Pre-Physician's Assistant Tract

Courtesy of Courtney Southard, Class of 2006
Currently at Yale University PA School

Helpful Websites

The American Academy of Physician Assistants (AAPA) is generally a good resource for some basic information. This link
gives you a list of all the ARC-PA certified programs in the United States. This site breaks down which programs are in which states and provides contact information for each individual program.

The Accreditation Review Commission on Education for the Physician Assistant (ARC-PA) is the standard for PA education certification. A program that you are looking at needs to be ARC-PA certified. The ARC-PA site is

.....and it gives you more information on them.

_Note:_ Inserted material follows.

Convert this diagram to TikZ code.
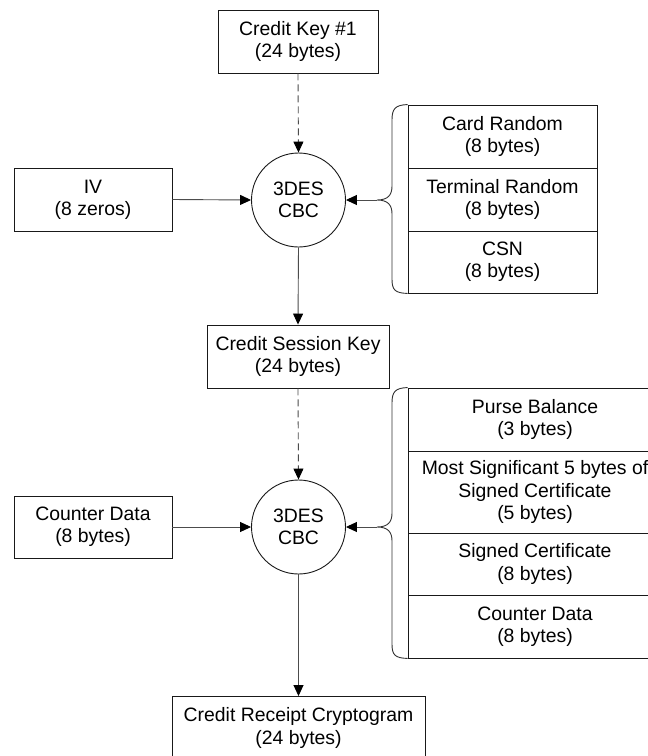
\documentclass[tikz,border=0pt]{standalone}
\usepackage{fontspec}
\setmainfont{Liberation Sans}
\usetikzlibrary{arrows.meta}
\begin{document}
\begin{tikzpicture}[x=1pt,y=-1pt,
  every node/.style={font=\fontsize{19.4pt}{22.3pt}\selectfont, align=center, inner sep=0pt},
  box/.style={draw=black!90, line width=0.9pt, rectangle, minimum height=63pt},
  cell/.style={draw=black!90, line width=0.9pt, rectangle},
  cipher/.style={draw=black!90, line width=0.9pt, circle, minimum size=94pt},
  conn/.style={draw=black!70, line width=0.9pt, -{Triangle[length=11pt,width=10pt,color=black]}},
  dconn/.style={conn, dash pattern=on 7pt off 4pt},
  brace/.style={draw=black!80, line width=0.9pt}]
\useasboundingbox (0,0) rectangle (648,756);
\fill[white] (0,0) rectangle (648,756);

% first stage
\node[box, minimum width=160pt] (key1) at (298,41.5) {Credit Key \#1\\(24 bytes)};
\node[box, minimum width=158pt] (iv) at (93,199.5) {IV\\(8 zeros)};
\node[cipher] (c1) at (298.5,200) {3DES\\CBC};
\node[cell, minimum width=189pt, minimum height=63pt] (s1a) at (502.5,136.5) {Card Random\\(8 bytes)};
\node[cell, minimum width=189pt, minimum height=63pt] (s1b) at (502.5,199.5) {Terminal Random\\(8 bytes)};
\node[cell, minimum width=189pt, minimum height=62pt] (s1c) at (502.5,262) {CSN\\(8 bytes)};
\coordinate (b1) at (377,200);

% session key
\node[box, minimum width=182pt] (sess) at (298,356.5) {Credit Session Key\\(24 bytes)};

% second stage
\node[box, minimum width=158pt, minimum height=62pt] (cnt) at (93,527) {Counter Data\\(8 bytes)};
\node[cipher] (c2) at (298.5,527) {3DES\\CBC};
\node[cell, minimum width=254pt, minimum height=63pt] (s2a) at (535,419.5) {Purse Balance\\(3 bytes)};
\node[cell, minimum width=254pt, minimum height=82pt] (s2b) at (535,492) {Most Significant 5 bytes of\\Signed Certificate\\(5 bytes)};
\node[cell, minimum width=254pt, minimum height=62pt] (s2c) at (535,564) {Signed Certificate\\(8 bytes)};
\node[cell, minimum width=254pt, minimum height=63pt] (s2d) at (535,626.5) {Counter Data\\(8 bytes)};
\coordinate (b2) at (377,527);

% output
\node[box, minimum width=253pt] (final) at (298.5,728) {Credit Receipt Cryptogram\\(24 bytes)};

% braces
\draw[brace] (s1a.north west) .. controls (395,105) and (392,109) .. (392,120)
  -- (392,186) .. controls (392,195) and (388,200) .. (b1)
  .. controls (388,200) and (392,205) .. (392,214)
  -- (392,279) .. controls (392,290) and (395,293) .. (s1c.south west);
\draw[brace] (s2a.north west) .. controls (395,388) and (392,392) .. (392,403)
  -- (392,513) .. controls (392,522) and (388,527) .. (b2)
  .. controls (388,527) and (392,532) .. (392,541)
  -- (392,644) .. controls (392,655) and (395,658) .. (s2d.south west);

% connectors
\draw[dconn] (key1.south) -- (c1.north);
\draw[conn] (iv.east) -- (c1.west);
\draw[conn] (b1) -- (c1.east);
\draw[conn] (c1.south) -- (sess.north);
\draw[dconn] (sess.south) -- (c2.north);
\draw[conn] (cnt.east) -- (c2.west);
\draw[conn] (b2) -- (c2.east);
\draw[conn] (c2.south) -- (final.north);
\end{tikzpicture}
\end{document}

Central Application Service for Physician Assistants (CASPA) is a very very important tool for when you start to apply to PA programs. It is an online service that many if not all of the programs are using. This allows you to fill out one very long and in depth application that you can send out to as many schools as you like (for a price of course.) You wouldn’t start to use CASPA until the end of your junior year but their web site is incredibly helpful even if you are not applying yet.
On their site they have a link with FAQ’s, some helpful info in the section ‘Before Applying’ and also a section entitled ‘Participating Programs’. The CASPA ‘Participating programs’ link is especially useful because it lists all the programs that accept applications through CASPA by state as well as gives you a direct link to the program’s PA website. Furthermore, this link will tell you what tests are required for application and the program deadlines for accepting applications.


It is important to know that every individual program has somewhat different prerequisites than the next. The best way to learn exactly what prerequisites you need for a PA school is to go to that PA program’s individual web site and look under their admissions standards. However I can give you a few things that are basically common among most of the schools requirements

Academic prerequisites

Two semesters of chemistry (one semester should either be organic or biochemistry)

Usually an Abnormal Psych class


16 semester credits of biology with labs (credits should be in mammalian or human biology), including 3-4 credits of microbiology (with labs) and 6-8 credits of anatomy and physiology (with labs) prior to application

What kind of sciences you need slightly varies among schools but generally for all of them you must have at least a 3.00 cumulative science GPA.

I found that the Biology Major at Scranton offered most of my science and chemistry classes I needed. In addition, I would recommend taking Abnormal psych, Calc I, and Biochem. Also, I was able to get away with taking Comparative Anatomy as my Anatomy class but I find most schools would really prefer if you took a human Anatomy class so I would see if there is anyways you could get into one of the human anatomy classes they offer to the PTs atScranton.

Furthermore, I’d say about 50% of the PA schools want you to take the GRE General test (Graduate Record Examinations) to apply. I didn’t take them until the summer going into my senior yr. They are somewhat like the SAT’s and you can find some practice pages online and I just went ahead and bought a GRE prep book which you can find at any bookstore.

Healthcare experience prerequisites

Besides the required classes you will find that most/ almost all programs want you to have direct patient care experience. Schools will usually require anywhere from 1000-2000 hours of direct patient care. There are a couple useful ways to get this.

You can have a paying job or volunteer (it’s important to make sure that you are actually working w/ patients)

You could get your EMT license, CNA (certified nursing assistant), Phlebotomy Certà any of these you will have to take a class for, but if you are able to I would highly recommend getting certified because it makes you look like a better applicant and with these certifications you can get jobs or volunteer as an undergrad where you can actually interact with patients. I got my EMT license around my sophomore yr of college and did volunteer work around Scrantonand back home in the summers. A job like EMT , ER tech, or CNA will expose you to patients, teach you how to talk to patients, fill out paperwork, get vital signs, deal with Basic life support, and also you will get see a lot of neat stuff.

General Information

  • PA school usually is anywhere from 23-27 months long usually straight through (no summer breaks). The 1st yr is classroom, 2nd is clinical.
  • If you want to enter PA school right after you graduate undergrad you would start to apply toward the end of your Junior year and do most of the application process in the summer before Senior yr. Most PA programs have a deadline of anywhere from Sept-Dec for accepting applications for the following year.
  • It is really good to shadow a PA or a few PA’s to get a feel for what a PA does.
  • The PA profession is one of the fastest growing professions in the United States. It is a great choice!